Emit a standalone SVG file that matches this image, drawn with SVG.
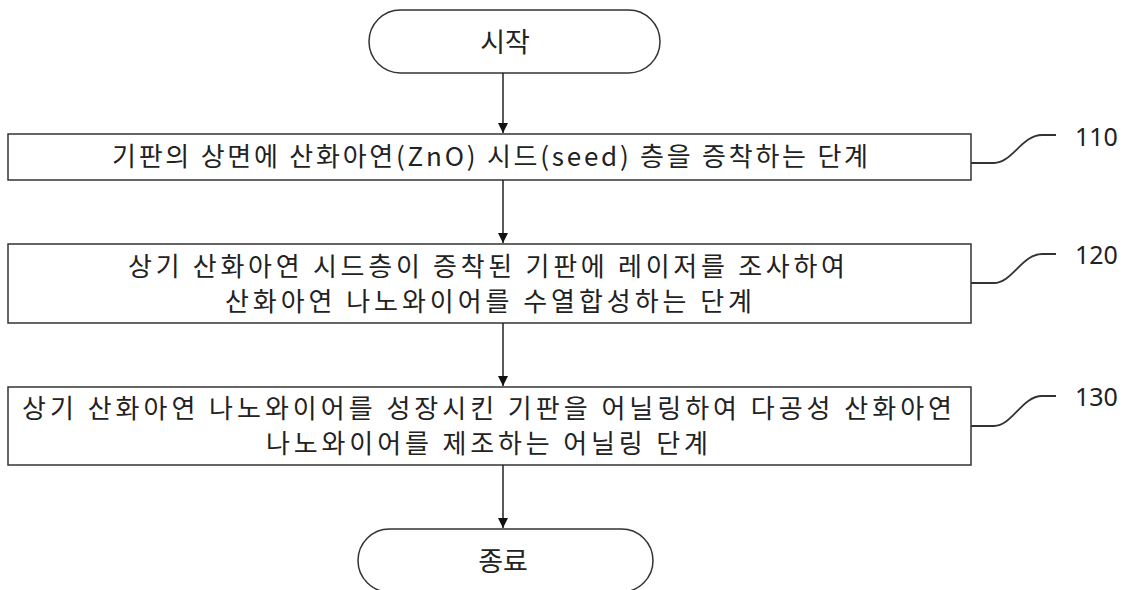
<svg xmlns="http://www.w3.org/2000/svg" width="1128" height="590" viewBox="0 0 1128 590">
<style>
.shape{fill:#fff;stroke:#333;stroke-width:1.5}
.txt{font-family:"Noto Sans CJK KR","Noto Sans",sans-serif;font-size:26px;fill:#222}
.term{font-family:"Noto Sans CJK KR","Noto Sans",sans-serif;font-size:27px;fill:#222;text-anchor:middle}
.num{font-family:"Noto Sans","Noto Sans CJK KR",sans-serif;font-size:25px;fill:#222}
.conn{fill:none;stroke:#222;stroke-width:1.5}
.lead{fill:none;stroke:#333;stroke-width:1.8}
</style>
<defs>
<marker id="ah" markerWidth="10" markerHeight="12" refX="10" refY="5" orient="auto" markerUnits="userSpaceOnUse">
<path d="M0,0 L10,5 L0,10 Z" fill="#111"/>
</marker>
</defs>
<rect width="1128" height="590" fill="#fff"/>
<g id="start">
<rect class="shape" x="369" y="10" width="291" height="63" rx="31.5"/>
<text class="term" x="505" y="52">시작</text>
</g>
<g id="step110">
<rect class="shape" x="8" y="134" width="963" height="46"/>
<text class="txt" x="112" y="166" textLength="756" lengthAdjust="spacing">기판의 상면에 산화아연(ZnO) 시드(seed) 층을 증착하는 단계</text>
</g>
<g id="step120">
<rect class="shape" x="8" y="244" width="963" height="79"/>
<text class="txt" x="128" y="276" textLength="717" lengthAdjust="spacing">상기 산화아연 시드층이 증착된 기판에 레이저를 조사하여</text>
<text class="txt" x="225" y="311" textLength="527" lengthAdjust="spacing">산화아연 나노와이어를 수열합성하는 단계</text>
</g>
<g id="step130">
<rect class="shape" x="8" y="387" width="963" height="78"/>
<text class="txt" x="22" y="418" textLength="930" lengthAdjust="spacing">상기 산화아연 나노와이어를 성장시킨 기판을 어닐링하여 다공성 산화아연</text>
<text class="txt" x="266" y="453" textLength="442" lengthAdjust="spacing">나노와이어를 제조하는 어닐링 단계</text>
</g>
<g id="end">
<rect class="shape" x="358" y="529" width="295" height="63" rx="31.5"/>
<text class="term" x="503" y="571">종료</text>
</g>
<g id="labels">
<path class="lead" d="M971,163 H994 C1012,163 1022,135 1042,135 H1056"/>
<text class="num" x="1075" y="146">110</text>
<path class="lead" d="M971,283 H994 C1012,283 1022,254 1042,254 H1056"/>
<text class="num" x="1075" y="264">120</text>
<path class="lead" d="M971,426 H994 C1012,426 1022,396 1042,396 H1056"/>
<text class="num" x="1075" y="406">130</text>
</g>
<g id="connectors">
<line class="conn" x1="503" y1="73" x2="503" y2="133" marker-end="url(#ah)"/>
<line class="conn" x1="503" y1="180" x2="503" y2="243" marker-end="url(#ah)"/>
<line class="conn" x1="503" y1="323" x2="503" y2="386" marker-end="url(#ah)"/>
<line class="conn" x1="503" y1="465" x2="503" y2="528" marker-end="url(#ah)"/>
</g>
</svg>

## EXERCISE GOAL:
Quote the material in full and exactly; do not carry over its pictures.

## OUTPUT FOR THIS TASK:
Emit a standalone SVG file that matches this image, drawn with SVG.
<svg xmlns="http://www.w3.org/2000/svg" width="1128" height="590" viewBox="0 0 1128 590">
<style>
.shape{fill:#fff;stroke:#333;stroke-width:1.5}
.txt{font-family:"Noto Sans CJK KR","Noto Sans",sans-serif;font-size:26px;fill:#222}
.term{font-family:"Noto Sans CJK KR","Noto Sans",sans-serif;font-size:27px;fill:#222;text-anchor:middle}
.num{font-family:"Noto Sans","Noto Sans CJK KR",sans-serif;font-size:25px;fill:#222}
.conn{fill:none;stroke:#222;stroke-width:1.5}
.lead{fill:none;stroke:#333;stroke-width:1.8}
</style>
<defs>
<marker id="ah" markerWidth="10" markerHeight="12" refX="10" refY="5" orient="auto" markerUnits="userSpaceOnUse">
<path d="M0,0 L10,5 L0,10 Z" fill="#111"/>
</marker>
</defs>
<rect width="1128" height="590" fill="#fff"/>
<g id="start">
<rect class="shape" x="369" y="10" width="291" height="63" rx="31.5"/>
<text class="term" x="505" y="52">시작</text>
</g>
<g id="step110">
<rect class="shape" x="8" y="134" width="963" height="46"/>
<text class="txt" x="112" y="166" textLength="756" lengthAdjust="spacing">기판의 상면에 산화아연(ZnO) 시드(seed) 층을 증착하는 단계</text>
</g>
<g id="step120">
<rect class="shape" x="8" y="244" width="963" height="79"/>
<text class="txt" x="128" y="276" textLength="717" lengthAdjust="spacing">상기 산화아연 시드층이 증착된 기판에 레이저를 조사하여</text>
<text class="txt" x="225" y="311" textLength="527" lengthAdjust="spacing">산화아연 나노와이어를 수열합성하는 단계</text>
</g>
<g id="step130">
<rect class="shape" x="8" y="387" width="963" height="78"/>
<text class="txt" x="22" y="418" textLength="930" lengthAdjust="spacing">상기 산화아연 나노와이어를 성장시킨 기판을 어닐링하여 다공성 산화아연</text>
<text class="txt" x="266" y="453" textLength="442" lengthAdjust="spacing">나노와이어를 제조하는 어닐링 단계</text>
</g>
<g id="end">
<rect class="shape" x="358" y="529" width="295" height="63" rx="31.5"/>
<text class="term" x="503" y="571">종료</text>
</g>
<g id="labels">
<path class="lead" d="M971,163 H994 C1012,163 1022,135 1042,135 H1056"/>
<text class="num" x="1075" y="146">110</text>
<path class="lead" d="M971,283 H994 C1012,283 1022,254 1042,254 H1056"/>
<text class="num" x="1075" y="264">120</text>
<path class="lead" d="M971,426 H994 C1012,426 1022,396 1042,396 H1056"/>
<text class="num" x="1075" y="406">130</text>
</g>
<g id="connectors">
<line class="conn" x1="503" y1="73" x2="503" y2="133" marker-end="url(#ah)"/>
<line class="conn" x1="503" y1="180" x2="503" y2="243" marker-end="url(#ah)"/>
<line class="conn" x1="503" y1="323" x2="503" y2="386" marker-end="url(#ah)"/>
<line class="conn" x1="503" y1="465" x2="503" y2="528" marker-end="url(#ah)"/>
</g>
</svg>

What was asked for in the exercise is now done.